Not to be able to bear poverty is a shameful thing, but not to know how to chase it away by work is a more shameful thing yet.—Pericles.
Want is a bitter and a hateful good,
Because its virtues are not understood;
Yet many things, impossible to thought,
Have been by need to full perfection brought.
—Dryden.
Ned Shuter thus explained his reasons for preferring to wear stockings with holes to having them darned: “A hole,” said he, “may be the accident of a day, and will pass upon the best gentleman, but a darn is premeditated poverty.”
PRAISE
The highest praise for a man is to give him responsibility.
A playwright and an actor were in conversation when the former, who has been none too successful of late, exclaimed gloomily:
“People will praise my work after I am dead.”
“Well,” said the actor, in a consoling tone, “perhaps you are right, but don’t you think it’s a great deal of a sacrifice to make for a little praise?”
“Well, there’s one thing about the man who sings his own praises.”
“And what’s that?”
“He never has to give the excuse that he has left his music home and can’t play without his notes.”
The love of praise, howe’er conceal’d
by art,
Reigns, more or less, and glows, in ev’ry
heart:
The proud, to gain it, toils on toils
endure;
The modest shun it, but to make it sure.
—Young.
Praising what is lost,
Makes the remembrance dear.
—Shakespeare.
PRAYERS
A very nice and gentle minister accepted a call to a new church in a town where many of the members bred horses and sometimes raced them. A few weeks later he was asked to invite the prayers of the congregation for Lucy Grey. Willingly and gladly he did so for three Sundays. On the fourth one of the deacons told the minister he need not do it any more.
“Why,” asked the good man, with an anxious look, “is she dead?”
“Oh, no,” said the deacon; “she’s won the steeplechase.”
The two men were adrift in an open boat and it looked bad for them. Finally one of them, frightened, began to pray.

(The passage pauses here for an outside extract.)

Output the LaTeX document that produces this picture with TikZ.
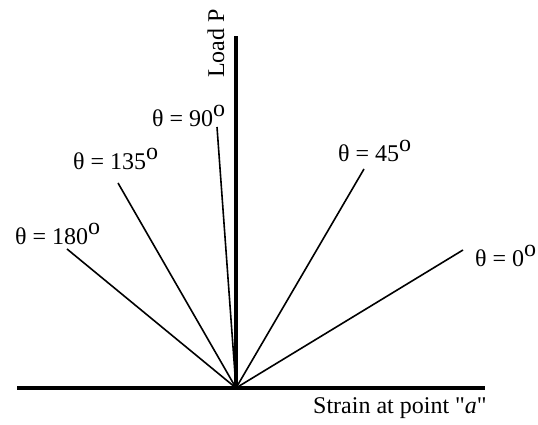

“O Lord,” he prayed, “I’ve broken most of Thy commandments. I’ve been a hard drinker, but if my life is spared now I’ll promise Thee never again—”
“Wait a minute, Jack,” said, his friend. “Don’t go too far. I think I see a sail.”
Lindsley had the little hen fast and was trying to bring her head close to the ground.
“What might you be trying to do?” exclaimed her father coming upon the small girl in the yard.